Однажды заслонил собою от автоматной очереди комбрига и, черт меня дернул, после этого вернуться с поля боя в нашу часть. Оказывается многие ребята видели, как меня прошило автоматной очередью, а я как ни в чем ни бывало продолжаю расхаживать по белу свету. Меня начали сторониться и, в конце концов, комбриг вызвал меня к себе. Пришлось все ему рассказать. Он долго матерился, но кажется поверил, потому что, как только стало известно, что к нам в часть едет особист, комбриг отправил меня к партизанам. Там, в лесах, я резвился до конца войны. Плохо ли: уйдешь ночью в разведку, подпитаешься немецкой кровушкой, а утром в землянку — на целый день отсыпаться. К концу войны какая-то сука, из так называемых однополчан, стукнула на меня и я был взят в особый отдел. Он замолчал, уйдя в воспоминания. То, что они были не из приятных, выдавало болезненное подрагивание его губ.

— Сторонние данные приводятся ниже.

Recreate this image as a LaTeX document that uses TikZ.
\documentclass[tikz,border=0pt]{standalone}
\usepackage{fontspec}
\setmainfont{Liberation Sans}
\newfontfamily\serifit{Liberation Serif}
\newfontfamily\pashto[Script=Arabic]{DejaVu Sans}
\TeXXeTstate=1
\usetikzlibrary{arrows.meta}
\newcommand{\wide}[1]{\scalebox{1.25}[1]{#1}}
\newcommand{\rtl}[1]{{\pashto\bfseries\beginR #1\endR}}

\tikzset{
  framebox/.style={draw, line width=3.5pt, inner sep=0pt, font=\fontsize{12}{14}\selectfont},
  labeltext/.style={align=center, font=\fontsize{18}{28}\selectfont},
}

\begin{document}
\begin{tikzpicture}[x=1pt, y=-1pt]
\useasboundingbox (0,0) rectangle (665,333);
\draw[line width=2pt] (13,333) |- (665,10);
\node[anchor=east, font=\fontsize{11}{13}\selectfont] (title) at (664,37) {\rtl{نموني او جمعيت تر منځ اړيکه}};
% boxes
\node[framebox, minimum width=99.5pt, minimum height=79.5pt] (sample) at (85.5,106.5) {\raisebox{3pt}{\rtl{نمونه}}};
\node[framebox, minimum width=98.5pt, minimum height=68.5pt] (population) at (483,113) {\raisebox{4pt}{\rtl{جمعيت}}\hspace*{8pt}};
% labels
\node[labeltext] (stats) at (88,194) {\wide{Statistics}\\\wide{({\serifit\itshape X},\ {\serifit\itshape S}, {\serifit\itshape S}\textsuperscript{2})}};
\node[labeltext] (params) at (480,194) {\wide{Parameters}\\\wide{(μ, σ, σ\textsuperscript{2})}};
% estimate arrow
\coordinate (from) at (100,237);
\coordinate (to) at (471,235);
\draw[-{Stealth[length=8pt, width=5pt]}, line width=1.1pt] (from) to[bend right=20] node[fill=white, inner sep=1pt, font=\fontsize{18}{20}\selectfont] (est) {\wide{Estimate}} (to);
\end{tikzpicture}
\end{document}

— Тебя… изучали? Они знали кто ты? — решилась я вернуть его в действительность. Он перевел на меня свой темный неподвижный взгляд и холодно улыбнулся.

— Меня допрашивали, как последнего мокрушника, расстреливали, били и пытали, а на мне все заживало, как на собаке. Труднее всего было выдержать пытку серебром. Одна из них, когда особист, мой одногодок, очень перспективный службист, протягивал мне серебряный портсигар, битком набитый сигаретами. Ему нравилось наблюдать, как я скуля и шипя, пытаюсь вытащить хоть одну из них не дотрагиваясь до серебра.

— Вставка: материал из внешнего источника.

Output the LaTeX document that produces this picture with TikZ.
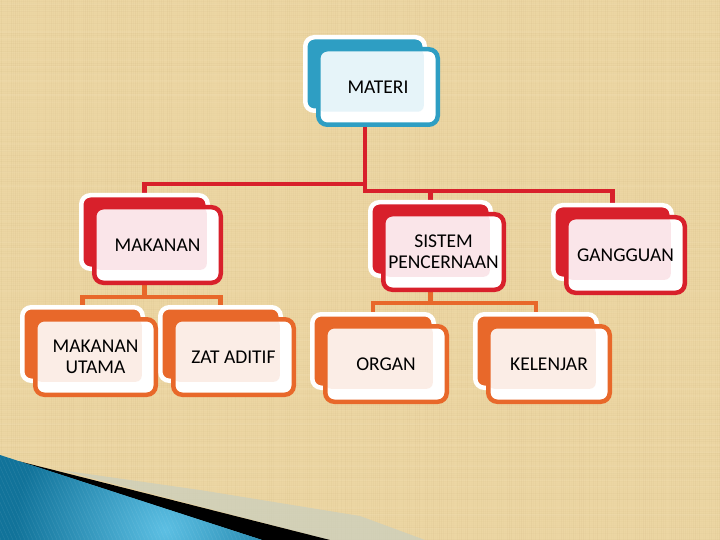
\documentclass[tikz,border=0pt]{standalone}
\usepackage{fontspec}
\setmainfont{Carlito}
\usetikzlibrary{calc}
\pgfdeclarelayer{paper}
\pgfdeclarelayer{links}
\pgfdeclarelayer{backs}
\pgfsetlayers{paper,links,backs,main}
\definecolor{paperc}{HTML}{ECD6A3}
\definecolor{paperd}{HTML}{B0925A}
\definecolor{paperl}{HTML}{F6E6C0}
\definecolor{cblue}{HTML}{2E9EC3}
\definecolor{tblue}{HTML}{E6F4F9}
\definecolor{cred}{HTML}{D8202B}
\definecolor{tred}{HTML}{FAE5E9}
\definecolor{corange}{HTML}{E8682A}
\definecolor{torange}{HTML}{FBEDE6}
\definecolor{swa}{HTML}{11739A}
\definecolor{swb}{HTML}{5CBFE3}
\definecolor{bandc}{HTML}{C9CFC0}
\tikzset{
  backbox/.style={draw=white, line width=4.5pt, rounded corners=9pt, inner sep=0pt,
    outer sep=0pt, anchor=north west, minimum height=73.5pt},
  frontbox/.style={line width=4.5pt, rounded corners=9pt, fill=white, inner sep=0pt,
    outer sep=0pt, anchor=north west, minimum height=75.5pt, align=center,
    text=black, font=\fontsize{19.5}{21}\selectfont},
  redlink/.style={draw=cred, line width=4.3pt},
  orangelink/.style={draw=corange, line width=4.3pt}
}
\newcommand{\orgbox}[7]{%
  \begin{pgfonlayer}{backs}
    \node[backbox, fill=#5, minimum width={#4-4.5}] (#1b) at (#2+2.25,#3+2.25) {};
  \end{pgfonlayer}
  \node[frontbox, draw=#5, minimum width={#4-4.5},
    path picture={\fill[#6, rounded corners=6pt] (path picture bounding box.north west)
      rectangle ([xshift=-14pt,yshift=13pt]path picture bounding box.south east);}]
    (#1) at (#2+15.25,#3+14.25) {#7};
}
\begin{document}
\begin{tikzpicture}[x=1pt,y=-1pt]
\useasboundingbox (0,0) rectangle (720,540);
\begin{pgfonlayer}{paper}
  \fill[paperc] (0,0) rectangle (720,540);
  \pgfmathsetseed{7}
  \foreach \i in {1,3,...,719} {
    \pgfmathsetmacro\op{rnd*0.08}
    \draw[paperd, opacity=\op, line width=0.9pt] (\i,0) -- (\i,540);
  }
  \foreach \j in {1,3,...,539} {
    \pgfmathsetmacro\op{rnd*0.07}
    \draw[paperd, opacity=\op, line width=0.9pt] (0,\j) -- (720,\j);
  }
  \foreach \j in {4,11,...,539} {
    \pgfmathsetmacro\op{rnd*0.18}
    \draw[paperl, opacity=\op, line width=1.2pt] (0,\j) -- (720,\j);
  }
  % swoosh
  \fill[bandc, opacity=0.7] (60,470) -- (200,490) -- (360,516) -- (425,540) -- (330,540) -- cycle;
  \fill[black] (18,461) -- (330,540) -- (262,540) -- cycle;
  \begin{scope}
    \clip (0,455) -- (262,540) -- (0,540) -- cycle;
    \fill[swa] (0,440) rectangle (270,540);
    \shade[inner color=swb, outer color=swa] (165,530) circle (150);
    \foreach \i in {-60,-56,...,270} {
      \draw[white, opacity=0.08, line width=0.5pt] (\i,440) -- (\i+45,540);
    }
  \end{scope}
\end{pgfonlayer}

\orgbox{materi}{303}{35}{124}{cblue}{tblue}{MATERI}
\orgbox{makanan}{79}{193}{131}{cred}{tred}{MAKANAN}
\orgbox{sistem}{368}{200}{125}{cred}{tred}{SISTEM\\PENCERNAAN}
\orgbox{gangguan}{551}{203}{123}{cred}{tred}{GANGGUAN}
\orgbox{utama}{20}{305}{125}{corange}{torange}{MAKANAN\\UTAMA}
\orgbox{zat}{158}{305}{125}{corange}{torange}{ZAT ADITIF}
\orgbox{organ}{310}{312}{126}{corange}{torange}{ORGAN}
\orgbox{kelenjar}{473}{312}{126}{corange}{torange}{KELENJAR}

\coordinate (barL) at (0,184);
\coordinate (barR) at (0,191);
\coordinate (barMK) at (0,297);
\coordinate (barSP) at (0,303);

\begin{pgfonlayer}{links}
  \draw[redlink] (materib.south) -- (materib.south |- barL) -| (makananb.north);
  \draw[redlink] (materib.south) -- (materib.south |- barR) -| (sistemb.north);
  \draw[redlink] (materib.south |- barR) -| (gangguanb.north);
  \draw[orangelink] (makananb.south) -- (makananb.south |- barMK) -| (utamab.north);
  \draw[orangelink] (makananb.south |- barMK) -| (zatb.north);
  \draw[orangelink] (sistemb.south) -- (sistemb.south |- barSP) -| (organb.north);
  \draw[orangelink] (sistemb.south |- barSP) -| (kelenjarb.north);
\end{pgfonlayer}
\end{tikzpicture}
\end{document}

После, в шестидесятых, я встретил этого особиста, старого, больного, разжалованного после Хрущевской «оттепели». Он меня сразу признал, ведь я остался таким же пацаном, каким он меня помнил. Он тогда кричал, визжал, валялся в ногах, умоляя, чтобы я его укусил. Судя по той истерике, что он устроил, он умирал от рака. Я посмотрел на него и ушел, слыша за спиной его проклятья. Но меня уже нельзя было проклясть сильнее. Побои и боль, как-то забылись, а вот тот серебряный портсигар помню до сих пор.

Жить можно везде, тем более если окружающим тебя подонкам известно, кто ты такой. В общей камере, где вперемешку сидели и уголовники, и политические, я навел порядок, «попробовав» нарвавшегося на меня отмороженного пахана, не дававшего житья никому. Он-то думал, что в его камеру засунули обычного салабона из политических и решил сделать из меня Маруху. Ну и нарвался. Я перегрыз ему горло на глазах у всех, чуть ли не умывшись его кровью, потом быстренько залез под нижние нары, чтобы не попасть под солнечные лучи и там заснул. Даже не смотря на то, что я добровольно занял место под нарами, место для опущеных и политических, вся камера негласно признала меня своим новым паханом.